• **Instructions to follow**: Exactly the lines from the one containing "Generate a Python script that draws this with matplotlib." through the one containing "import matplotlib.pyplot as plt" are to be returned, please, without any pictures.

Dataset entries
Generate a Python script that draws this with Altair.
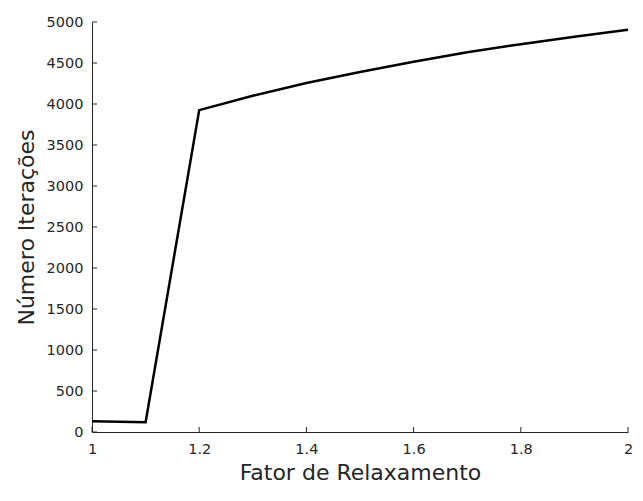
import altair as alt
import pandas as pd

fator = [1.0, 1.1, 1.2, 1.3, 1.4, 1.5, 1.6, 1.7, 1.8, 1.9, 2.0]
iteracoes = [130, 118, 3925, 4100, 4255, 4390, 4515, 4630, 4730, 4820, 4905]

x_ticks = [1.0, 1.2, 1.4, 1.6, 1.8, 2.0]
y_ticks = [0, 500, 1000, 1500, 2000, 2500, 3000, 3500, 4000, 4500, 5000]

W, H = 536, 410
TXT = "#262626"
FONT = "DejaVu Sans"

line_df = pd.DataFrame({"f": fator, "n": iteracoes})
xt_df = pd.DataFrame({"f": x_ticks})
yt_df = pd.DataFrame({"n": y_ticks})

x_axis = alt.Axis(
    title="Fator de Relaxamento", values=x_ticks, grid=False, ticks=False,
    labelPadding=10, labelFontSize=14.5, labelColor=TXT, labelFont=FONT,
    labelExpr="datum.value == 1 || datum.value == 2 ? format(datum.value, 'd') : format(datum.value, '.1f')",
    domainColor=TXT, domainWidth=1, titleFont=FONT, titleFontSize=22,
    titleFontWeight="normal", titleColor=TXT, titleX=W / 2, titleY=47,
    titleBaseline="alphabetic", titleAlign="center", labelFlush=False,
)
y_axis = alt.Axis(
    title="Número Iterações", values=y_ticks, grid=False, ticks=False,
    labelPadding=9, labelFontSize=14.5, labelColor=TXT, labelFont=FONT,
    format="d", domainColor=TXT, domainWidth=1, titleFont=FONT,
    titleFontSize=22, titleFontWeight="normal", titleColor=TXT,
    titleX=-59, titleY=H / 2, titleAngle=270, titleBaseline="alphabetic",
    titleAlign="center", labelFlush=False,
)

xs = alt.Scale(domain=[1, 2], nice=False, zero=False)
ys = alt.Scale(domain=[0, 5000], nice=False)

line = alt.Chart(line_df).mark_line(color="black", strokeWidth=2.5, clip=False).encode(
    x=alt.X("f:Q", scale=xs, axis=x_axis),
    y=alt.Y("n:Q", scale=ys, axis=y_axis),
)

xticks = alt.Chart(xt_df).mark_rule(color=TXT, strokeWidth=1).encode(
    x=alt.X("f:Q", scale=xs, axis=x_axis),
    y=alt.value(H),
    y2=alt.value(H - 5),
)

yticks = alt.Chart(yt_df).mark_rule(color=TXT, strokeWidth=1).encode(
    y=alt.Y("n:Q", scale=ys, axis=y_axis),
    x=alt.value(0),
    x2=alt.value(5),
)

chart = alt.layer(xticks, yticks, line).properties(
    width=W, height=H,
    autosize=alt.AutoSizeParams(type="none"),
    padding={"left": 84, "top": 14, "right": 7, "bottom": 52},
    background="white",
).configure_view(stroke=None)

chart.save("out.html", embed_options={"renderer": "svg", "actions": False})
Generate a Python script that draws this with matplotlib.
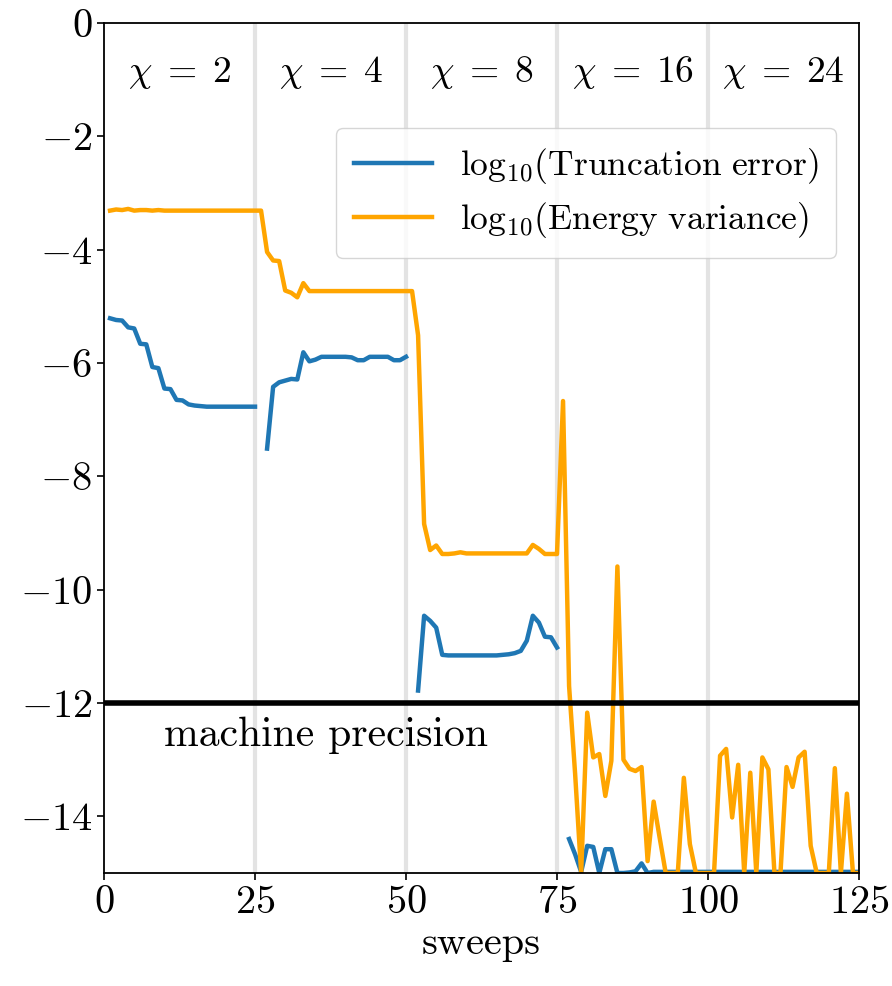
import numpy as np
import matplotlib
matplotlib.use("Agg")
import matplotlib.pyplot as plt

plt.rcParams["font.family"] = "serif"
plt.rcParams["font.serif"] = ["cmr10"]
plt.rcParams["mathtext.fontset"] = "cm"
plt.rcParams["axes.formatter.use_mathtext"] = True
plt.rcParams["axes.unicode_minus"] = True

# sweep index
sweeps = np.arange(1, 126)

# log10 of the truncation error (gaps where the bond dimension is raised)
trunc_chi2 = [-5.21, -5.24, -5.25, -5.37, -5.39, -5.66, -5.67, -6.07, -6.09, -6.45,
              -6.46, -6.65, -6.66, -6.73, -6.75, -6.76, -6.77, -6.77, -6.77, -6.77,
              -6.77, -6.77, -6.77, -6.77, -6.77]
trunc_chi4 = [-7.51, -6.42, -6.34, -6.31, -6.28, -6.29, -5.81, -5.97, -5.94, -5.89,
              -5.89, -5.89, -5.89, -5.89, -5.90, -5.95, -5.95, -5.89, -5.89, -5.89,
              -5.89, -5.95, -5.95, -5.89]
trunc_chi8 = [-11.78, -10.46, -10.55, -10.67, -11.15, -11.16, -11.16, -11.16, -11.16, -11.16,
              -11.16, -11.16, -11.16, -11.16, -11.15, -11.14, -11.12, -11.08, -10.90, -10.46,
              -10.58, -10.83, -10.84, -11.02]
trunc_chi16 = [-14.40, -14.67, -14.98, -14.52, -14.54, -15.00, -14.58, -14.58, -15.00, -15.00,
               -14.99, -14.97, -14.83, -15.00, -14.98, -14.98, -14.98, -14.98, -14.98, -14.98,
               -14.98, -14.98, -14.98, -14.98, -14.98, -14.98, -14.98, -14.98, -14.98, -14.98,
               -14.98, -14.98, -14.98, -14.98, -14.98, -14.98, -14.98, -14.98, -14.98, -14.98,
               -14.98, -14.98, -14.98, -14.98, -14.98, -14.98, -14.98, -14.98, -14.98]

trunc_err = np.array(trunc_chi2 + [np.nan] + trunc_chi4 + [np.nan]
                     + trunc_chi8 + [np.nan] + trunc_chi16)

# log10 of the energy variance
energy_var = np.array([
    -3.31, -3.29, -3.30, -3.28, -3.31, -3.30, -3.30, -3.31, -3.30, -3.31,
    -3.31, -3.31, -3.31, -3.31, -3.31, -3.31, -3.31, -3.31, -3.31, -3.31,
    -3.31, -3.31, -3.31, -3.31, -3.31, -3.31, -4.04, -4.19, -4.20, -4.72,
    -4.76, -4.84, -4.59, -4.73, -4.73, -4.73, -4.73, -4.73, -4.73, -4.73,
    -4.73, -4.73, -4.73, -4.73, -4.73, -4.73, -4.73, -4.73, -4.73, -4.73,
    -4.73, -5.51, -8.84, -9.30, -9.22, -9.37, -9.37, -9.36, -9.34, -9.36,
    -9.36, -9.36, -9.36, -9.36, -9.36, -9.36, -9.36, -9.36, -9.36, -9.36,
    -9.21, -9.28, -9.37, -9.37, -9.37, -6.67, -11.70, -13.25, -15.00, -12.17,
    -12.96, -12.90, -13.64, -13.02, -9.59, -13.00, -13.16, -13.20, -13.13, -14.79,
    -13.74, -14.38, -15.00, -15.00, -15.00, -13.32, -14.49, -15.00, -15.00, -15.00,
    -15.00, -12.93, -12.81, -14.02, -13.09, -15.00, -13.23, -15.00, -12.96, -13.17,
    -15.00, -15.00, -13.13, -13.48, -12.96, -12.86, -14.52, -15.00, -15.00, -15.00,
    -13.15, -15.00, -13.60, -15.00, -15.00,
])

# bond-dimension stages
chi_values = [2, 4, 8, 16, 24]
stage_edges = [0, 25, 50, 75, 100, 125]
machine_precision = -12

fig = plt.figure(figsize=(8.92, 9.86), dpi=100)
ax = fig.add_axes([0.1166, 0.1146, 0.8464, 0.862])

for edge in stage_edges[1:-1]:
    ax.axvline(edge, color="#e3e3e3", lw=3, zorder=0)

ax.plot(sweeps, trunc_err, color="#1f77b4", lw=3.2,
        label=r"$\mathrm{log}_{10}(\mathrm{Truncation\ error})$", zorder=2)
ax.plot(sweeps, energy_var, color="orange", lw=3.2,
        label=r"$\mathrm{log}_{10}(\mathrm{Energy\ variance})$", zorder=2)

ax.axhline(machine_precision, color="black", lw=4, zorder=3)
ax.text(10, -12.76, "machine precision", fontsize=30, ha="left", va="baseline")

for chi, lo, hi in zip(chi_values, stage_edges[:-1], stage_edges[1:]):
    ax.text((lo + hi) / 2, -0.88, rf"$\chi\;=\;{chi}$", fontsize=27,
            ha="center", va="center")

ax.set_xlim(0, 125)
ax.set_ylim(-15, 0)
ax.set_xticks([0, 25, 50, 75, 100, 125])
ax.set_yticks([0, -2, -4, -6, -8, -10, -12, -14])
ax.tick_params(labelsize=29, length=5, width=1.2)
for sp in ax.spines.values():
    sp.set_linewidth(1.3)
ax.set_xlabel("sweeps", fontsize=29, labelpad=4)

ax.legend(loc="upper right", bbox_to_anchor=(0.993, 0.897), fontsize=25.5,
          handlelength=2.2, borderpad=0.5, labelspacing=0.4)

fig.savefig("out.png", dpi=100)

• **Exercise answer**:
Generate a Python script that draws this with matplotlib.
import numpy as np
import matplotlib
matplotlib.use("Agg")
import matplotlib.pyplot as plt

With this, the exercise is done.